**TASK DETAILS:**
Retype only what runs from the beginning of the data through the line with "import pandas as pd"; please omit the pictures and keep every line exact.

━━━━━━━━━━━━━━━━

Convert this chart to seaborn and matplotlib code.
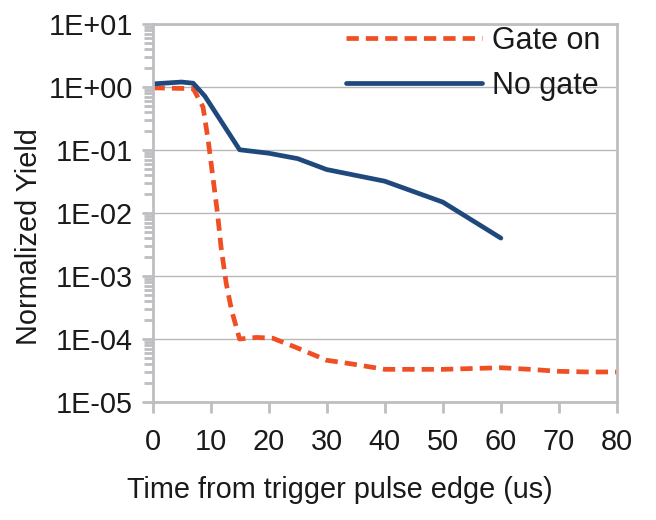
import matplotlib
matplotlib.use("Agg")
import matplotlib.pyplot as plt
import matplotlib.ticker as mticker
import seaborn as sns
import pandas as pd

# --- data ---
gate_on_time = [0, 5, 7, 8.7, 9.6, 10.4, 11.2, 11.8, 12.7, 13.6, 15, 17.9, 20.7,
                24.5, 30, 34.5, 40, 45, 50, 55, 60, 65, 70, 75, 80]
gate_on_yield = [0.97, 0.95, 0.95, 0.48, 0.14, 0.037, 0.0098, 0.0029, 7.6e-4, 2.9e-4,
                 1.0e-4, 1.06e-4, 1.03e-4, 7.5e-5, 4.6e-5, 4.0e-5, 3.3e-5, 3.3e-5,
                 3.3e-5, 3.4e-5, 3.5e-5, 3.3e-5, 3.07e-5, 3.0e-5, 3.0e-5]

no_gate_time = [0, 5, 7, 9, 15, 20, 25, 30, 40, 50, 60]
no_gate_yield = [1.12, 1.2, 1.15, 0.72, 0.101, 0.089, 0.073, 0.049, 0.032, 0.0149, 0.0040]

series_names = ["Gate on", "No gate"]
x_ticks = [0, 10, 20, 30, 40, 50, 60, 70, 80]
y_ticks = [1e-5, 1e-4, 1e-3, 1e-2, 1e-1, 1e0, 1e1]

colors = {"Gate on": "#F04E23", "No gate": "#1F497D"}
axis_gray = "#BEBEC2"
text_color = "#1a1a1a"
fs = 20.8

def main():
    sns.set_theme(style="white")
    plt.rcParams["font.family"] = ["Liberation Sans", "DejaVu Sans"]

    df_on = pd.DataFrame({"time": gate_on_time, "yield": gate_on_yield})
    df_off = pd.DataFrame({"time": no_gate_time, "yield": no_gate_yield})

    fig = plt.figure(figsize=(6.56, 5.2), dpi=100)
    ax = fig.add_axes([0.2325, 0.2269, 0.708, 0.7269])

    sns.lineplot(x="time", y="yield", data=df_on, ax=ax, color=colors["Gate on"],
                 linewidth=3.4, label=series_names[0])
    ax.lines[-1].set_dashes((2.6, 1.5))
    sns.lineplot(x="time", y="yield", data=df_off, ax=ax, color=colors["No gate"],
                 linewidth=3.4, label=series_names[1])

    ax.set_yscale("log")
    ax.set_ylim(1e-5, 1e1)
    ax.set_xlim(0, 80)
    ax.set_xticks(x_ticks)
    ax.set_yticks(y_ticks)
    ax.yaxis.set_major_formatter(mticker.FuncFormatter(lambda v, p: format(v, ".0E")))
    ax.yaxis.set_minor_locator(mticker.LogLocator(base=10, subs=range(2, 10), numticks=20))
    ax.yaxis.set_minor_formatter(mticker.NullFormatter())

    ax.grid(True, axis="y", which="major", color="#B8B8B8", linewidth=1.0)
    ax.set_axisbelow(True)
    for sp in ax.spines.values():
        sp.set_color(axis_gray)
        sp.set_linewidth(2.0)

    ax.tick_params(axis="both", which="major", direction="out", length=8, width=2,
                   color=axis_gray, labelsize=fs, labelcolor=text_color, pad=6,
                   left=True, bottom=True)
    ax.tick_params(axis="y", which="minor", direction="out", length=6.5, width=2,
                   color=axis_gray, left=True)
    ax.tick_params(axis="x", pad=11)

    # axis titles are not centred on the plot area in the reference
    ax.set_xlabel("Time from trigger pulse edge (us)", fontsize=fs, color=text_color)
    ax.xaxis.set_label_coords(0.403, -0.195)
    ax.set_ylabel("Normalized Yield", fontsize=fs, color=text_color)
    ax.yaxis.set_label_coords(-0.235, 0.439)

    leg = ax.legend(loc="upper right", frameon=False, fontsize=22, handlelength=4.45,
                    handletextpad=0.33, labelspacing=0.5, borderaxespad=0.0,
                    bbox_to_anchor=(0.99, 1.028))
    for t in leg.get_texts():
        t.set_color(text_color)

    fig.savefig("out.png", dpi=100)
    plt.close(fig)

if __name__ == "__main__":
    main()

━━━━━━━━━━━━━━━━

**TASK ANSWER:**
Convert this chart to seaborn and matplotlib code.
import matplotlib
matplotlib.use("Agg")
import matplotlib.pyplot as plt
import matplotlib.ticker as mticker
import seaborn as sns
import pandas as pd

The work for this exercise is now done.